Ini juga yang menjadi salah satu pertimbangan BI untuk menurunkan suku bunga acuan, menurunkan Giro Wajib Minimum (GWM), hingga quantitative easing. Stimulus restrukturisasi kredit juga dilakukan sehingga kondisi sektor keuangan tetap dijaga stabil.
Perry menegaskan, KSSK tetap waspada pada segala kemungkinan dan mendorong agar semua pihak bergandengan memulihkan ekonomi. Menurutnya, puncak dampak pandemi pada perekonomian terjadi pada bulan April-Mei 2020 dan berangsur membaik.
Saat itu dilakukan Pembatasan Sosial Skala Besar (PSBB) secara masif sehingga berdampak dalam pada beberapa sektor. Misal, kontraksi terdalam terjadi pada sektor transportasi dan pergudangan.
Dari sisi konsumsi rumah tangga pun kontraksi cukup dalam sehingga pemerintah memberikan stimulus berupa bantuan sosial. Menurutnya, belanja bantuan sosial dari pemerintah juga membantu mencegah penurunan konsumsi rumah tangga yang lebih dalam.
“Kita semua saat ini konsentrasinya bagaimana mempercepat pemulihan ekonomi di kuartal III di tengah pandemi dengan tetap produktif dan menjaga keamanan,” katanya.
Di masa transisi PSBB, diharapkan ekonomi tumbuh dengan penyerapan anggaran yang lebih baik dan penyaluran kredit yang lebih lancar.

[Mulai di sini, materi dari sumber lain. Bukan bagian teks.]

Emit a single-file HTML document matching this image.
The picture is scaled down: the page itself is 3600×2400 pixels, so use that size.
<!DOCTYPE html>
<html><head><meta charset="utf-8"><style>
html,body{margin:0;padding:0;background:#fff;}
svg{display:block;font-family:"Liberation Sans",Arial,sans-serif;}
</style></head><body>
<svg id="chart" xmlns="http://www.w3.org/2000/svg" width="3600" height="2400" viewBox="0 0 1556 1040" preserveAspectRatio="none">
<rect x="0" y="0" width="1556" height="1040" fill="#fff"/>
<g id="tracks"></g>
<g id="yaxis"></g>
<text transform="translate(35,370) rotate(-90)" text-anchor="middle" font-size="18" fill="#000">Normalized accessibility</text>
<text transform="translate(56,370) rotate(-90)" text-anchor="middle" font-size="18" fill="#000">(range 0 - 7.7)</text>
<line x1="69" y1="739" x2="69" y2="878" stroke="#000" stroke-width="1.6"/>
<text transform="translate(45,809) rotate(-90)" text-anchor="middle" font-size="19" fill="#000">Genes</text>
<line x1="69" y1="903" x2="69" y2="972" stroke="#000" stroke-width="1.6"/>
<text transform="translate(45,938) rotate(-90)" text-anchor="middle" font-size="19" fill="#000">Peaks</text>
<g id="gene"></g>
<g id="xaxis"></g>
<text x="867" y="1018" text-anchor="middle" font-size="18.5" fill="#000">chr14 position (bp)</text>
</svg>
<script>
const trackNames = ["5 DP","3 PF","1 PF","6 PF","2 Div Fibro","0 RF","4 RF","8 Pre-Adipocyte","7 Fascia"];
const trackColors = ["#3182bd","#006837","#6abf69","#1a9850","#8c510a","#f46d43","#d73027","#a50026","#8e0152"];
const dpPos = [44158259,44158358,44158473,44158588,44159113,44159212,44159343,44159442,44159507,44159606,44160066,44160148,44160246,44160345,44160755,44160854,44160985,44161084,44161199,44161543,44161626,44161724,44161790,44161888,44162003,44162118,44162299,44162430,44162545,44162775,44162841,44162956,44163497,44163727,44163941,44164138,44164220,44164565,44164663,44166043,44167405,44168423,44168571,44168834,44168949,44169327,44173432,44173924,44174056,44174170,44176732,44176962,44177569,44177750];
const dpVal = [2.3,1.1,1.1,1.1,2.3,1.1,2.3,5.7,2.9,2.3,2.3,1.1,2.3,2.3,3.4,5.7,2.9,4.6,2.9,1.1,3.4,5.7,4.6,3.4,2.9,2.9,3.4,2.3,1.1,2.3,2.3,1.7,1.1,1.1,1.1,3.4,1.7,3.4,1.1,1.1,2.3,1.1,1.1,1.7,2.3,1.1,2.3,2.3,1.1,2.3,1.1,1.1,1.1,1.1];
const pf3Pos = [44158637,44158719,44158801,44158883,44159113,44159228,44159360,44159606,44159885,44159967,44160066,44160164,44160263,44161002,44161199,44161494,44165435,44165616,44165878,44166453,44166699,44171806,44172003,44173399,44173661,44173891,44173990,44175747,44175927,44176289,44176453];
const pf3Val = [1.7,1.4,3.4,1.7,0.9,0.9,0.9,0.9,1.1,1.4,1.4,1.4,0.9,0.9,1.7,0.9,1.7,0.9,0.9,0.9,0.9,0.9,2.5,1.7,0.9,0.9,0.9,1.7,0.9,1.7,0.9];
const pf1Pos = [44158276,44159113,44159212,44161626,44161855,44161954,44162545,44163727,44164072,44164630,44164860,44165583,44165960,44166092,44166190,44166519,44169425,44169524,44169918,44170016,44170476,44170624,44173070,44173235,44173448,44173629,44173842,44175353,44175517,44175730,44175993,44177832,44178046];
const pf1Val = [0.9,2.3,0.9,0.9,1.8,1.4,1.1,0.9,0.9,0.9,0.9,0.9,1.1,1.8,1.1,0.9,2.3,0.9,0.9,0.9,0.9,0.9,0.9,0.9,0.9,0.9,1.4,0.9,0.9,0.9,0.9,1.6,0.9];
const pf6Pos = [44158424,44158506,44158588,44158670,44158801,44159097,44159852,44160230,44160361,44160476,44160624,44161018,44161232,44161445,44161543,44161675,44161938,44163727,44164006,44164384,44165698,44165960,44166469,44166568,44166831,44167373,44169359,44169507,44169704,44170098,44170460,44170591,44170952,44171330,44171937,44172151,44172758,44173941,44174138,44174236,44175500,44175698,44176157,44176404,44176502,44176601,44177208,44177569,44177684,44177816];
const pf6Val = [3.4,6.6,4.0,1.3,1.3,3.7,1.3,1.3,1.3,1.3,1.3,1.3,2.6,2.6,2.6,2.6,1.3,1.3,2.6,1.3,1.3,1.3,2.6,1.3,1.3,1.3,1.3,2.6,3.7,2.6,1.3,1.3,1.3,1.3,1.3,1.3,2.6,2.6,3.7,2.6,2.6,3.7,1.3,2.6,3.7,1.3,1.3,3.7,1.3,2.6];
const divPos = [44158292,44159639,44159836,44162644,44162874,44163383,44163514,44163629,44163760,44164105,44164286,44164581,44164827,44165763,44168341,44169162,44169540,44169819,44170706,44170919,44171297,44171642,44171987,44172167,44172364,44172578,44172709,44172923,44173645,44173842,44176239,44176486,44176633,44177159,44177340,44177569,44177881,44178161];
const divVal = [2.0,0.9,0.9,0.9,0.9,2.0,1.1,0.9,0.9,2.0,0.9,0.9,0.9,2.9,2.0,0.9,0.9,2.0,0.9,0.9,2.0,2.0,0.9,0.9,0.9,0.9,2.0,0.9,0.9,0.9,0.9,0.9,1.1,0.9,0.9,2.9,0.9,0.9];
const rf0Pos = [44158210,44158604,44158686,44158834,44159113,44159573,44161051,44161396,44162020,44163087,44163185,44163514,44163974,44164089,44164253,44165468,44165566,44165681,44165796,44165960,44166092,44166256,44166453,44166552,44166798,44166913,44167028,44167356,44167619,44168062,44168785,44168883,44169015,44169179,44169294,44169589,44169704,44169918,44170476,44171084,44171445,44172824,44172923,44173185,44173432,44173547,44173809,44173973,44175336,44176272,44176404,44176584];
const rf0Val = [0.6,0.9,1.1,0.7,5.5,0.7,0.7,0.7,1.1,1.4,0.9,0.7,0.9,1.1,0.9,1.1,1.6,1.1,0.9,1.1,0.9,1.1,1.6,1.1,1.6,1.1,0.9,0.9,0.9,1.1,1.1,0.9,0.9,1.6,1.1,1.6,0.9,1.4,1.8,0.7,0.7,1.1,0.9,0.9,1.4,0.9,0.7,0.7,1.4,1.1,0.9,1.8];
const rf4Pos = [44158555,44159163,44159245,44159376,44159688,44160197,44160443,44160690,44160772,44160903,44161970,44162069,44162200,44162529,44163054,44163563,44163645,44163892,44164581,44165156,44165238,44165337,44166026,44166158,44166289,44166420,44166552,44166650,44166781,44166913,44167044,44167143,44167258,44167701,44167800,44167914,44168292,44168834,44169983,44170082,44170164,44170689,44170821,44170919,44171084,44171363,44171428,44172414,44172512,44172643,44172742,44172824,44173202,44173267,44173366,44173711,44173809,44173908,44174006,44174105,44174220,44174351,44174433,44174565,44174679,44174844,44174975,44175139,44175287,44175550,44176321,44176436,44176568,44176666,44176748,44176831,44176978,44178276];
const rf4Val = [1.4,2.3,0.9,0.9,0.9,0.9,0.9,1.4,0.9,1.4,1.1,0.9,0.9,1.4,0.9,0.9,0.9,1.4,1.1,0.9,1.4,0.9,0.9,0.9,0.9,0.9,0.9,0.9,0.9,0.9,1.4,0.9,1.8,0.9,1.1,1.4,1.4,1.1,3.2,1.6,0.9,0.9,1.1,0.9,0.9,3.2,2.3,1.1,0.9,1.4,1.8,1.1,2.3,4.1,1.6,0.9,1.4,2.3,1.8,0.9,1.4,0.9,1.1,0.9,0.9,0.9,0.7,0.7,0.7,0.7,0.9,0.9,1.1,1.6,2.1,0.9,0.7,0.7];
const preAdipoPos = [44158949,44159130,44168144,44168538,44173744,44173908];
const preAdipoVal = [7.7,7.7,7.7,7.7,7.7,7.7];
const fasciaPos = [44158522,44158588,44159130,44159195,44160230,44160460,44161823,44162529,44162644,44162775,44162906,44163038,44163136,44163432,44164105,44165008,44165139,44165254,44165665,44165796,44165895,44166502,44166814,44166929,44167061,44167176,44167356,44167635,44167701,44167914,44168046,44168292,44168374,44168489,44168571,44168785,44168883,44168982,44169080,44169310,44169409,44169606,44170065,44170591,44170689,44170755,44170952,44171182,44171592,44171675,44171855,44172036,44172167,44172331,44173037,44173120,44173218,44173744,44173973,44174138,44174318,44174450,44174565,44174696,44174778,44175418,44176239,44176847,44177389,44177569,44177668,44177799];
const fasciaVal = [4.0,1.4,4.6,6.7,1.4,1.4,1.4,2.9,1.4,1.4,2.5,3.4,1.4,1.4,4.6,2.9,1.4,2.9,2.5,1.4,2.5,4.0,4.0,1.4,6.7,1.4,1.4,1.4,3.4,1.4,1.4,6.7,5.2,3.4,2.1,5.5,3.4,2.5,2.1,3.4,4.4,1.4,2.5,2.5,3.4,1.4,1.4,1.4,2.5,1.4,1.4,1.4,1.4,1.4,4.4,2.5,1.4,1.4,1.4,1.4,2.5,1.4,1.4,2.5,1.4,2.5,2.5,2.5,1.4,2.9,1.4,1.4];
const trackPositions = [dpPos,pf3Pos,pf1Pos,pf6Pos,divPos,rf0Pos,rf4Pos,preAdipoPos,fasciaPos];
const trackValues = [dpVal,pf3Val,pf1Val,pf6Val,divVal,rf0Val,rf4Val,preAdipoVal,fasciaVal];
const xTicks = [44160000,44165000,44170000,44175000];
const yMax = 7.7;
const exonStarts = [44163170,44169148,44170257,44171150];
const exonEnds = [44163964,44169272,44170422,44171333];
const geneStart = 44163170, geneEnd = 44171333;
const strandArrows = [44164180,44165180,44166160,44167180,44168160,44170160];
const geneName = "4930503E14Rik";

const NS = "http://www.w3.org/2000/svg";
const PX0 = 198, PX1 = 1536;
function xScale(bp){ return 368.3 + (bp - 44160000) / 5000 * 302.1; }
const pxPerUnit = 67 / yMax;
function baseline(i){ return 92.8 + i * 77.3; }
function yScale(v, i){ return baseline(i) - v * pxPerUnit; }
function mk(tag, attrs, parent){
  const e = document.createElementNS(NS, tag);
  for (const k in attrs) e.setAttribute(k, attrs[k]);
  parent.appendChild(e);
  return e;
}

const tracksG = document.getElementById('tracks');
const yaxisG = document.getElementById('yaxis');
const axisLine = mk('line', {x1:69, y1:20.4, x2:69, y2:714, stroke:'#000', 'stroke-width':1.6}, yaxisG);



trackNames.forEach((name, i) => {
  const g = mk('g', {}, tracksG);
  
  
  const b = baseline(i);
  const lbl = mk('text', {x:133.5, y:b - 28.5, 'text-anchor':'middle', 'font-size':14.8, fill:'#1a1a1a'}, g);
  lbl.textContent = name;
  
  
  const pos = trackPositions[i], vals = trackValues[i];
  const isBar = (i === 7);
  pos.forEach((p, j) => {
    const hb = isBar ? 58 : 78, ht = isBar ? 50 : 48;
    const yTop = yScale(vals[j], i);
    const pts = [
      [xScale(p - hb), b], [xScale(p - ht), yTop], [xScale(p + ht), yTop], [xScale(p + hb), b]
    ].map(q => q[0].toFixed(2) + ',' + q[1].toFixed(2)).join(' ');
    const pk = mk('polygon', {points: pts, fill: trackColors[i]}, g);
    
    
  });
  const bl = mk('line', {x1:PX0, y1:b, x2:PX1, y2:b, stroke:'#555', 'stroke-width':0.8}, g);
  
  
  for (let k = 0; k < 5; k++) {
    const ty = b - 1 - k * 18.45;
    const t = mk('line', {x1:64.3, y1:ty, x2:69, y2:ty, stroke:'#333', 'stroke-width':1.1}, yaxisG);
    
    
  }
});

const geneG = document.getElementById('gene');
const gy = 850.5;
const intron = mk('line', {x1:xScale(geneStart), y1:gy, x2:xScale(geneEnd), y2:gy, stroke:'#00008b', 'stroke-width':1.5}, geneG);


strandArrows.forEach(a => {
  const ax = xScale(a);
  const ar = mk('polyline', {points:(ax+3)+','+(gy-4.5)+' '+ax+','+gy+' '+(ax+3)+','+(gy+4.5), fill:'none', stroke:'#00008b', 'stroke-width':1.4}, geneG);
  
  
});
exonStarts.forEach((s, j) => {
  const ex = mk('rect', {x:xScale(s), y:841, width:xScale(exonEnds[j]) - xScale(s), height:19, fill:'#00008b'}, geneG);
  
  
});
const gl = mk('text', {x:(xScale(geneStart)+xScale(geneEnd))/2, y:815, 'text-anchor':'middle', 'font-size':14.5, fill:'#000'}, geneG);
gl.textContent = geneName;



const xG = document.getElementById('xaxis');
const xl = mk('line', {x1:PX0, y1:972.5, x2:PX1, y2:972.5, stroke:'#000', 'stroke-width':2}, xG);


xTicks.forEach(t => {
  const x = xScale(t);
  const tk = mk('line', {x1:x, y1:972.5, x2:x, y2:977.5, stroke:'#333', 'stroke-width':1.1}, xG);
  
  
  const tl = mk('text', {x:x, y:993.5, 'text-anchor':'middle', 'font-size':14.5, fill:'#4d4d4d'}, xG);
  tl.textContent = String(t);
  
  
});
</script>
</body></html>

Menurut data, penurunan pertumbuhan ekonomi domestik terjadi di semua komponen PDB sisi pengeluaran.
Konsumsi rumah tangga mengalami kontraksi 5,51 persen (yoy), jauh lebih rendah dibandingkan dengan kinerja kuartal I 2020 sebesar 2,83 persen (yoy). Investasi mencatat kontraksi 8,61 persen (yoy), turun dibandingkan dengan kinerja triwulan sebelumnya 1,70 persen (yoy).
Stimulus Pemerintah yang sesuai dengan pola musiman belum kuat juga berpengaruh pada konsumsi Pemerintah yang tercatat kontraksi 6,90 persen (yoy), turun tajam dibandingkan dengan pertumbuhan kuartal sebelumnya sebesar 3,75 persen (yoy). Selain itu, kinerja ekspor juga terkontraksi 11,66 persen (yoy) akibat pelemahan ekonomi global dan penurunan harga komoditas dunia. Seiring dengan kontraksi permintaan domestik dan ekspor, kinerja impor juga mengalami kontraksi 16,96 persen (yoy).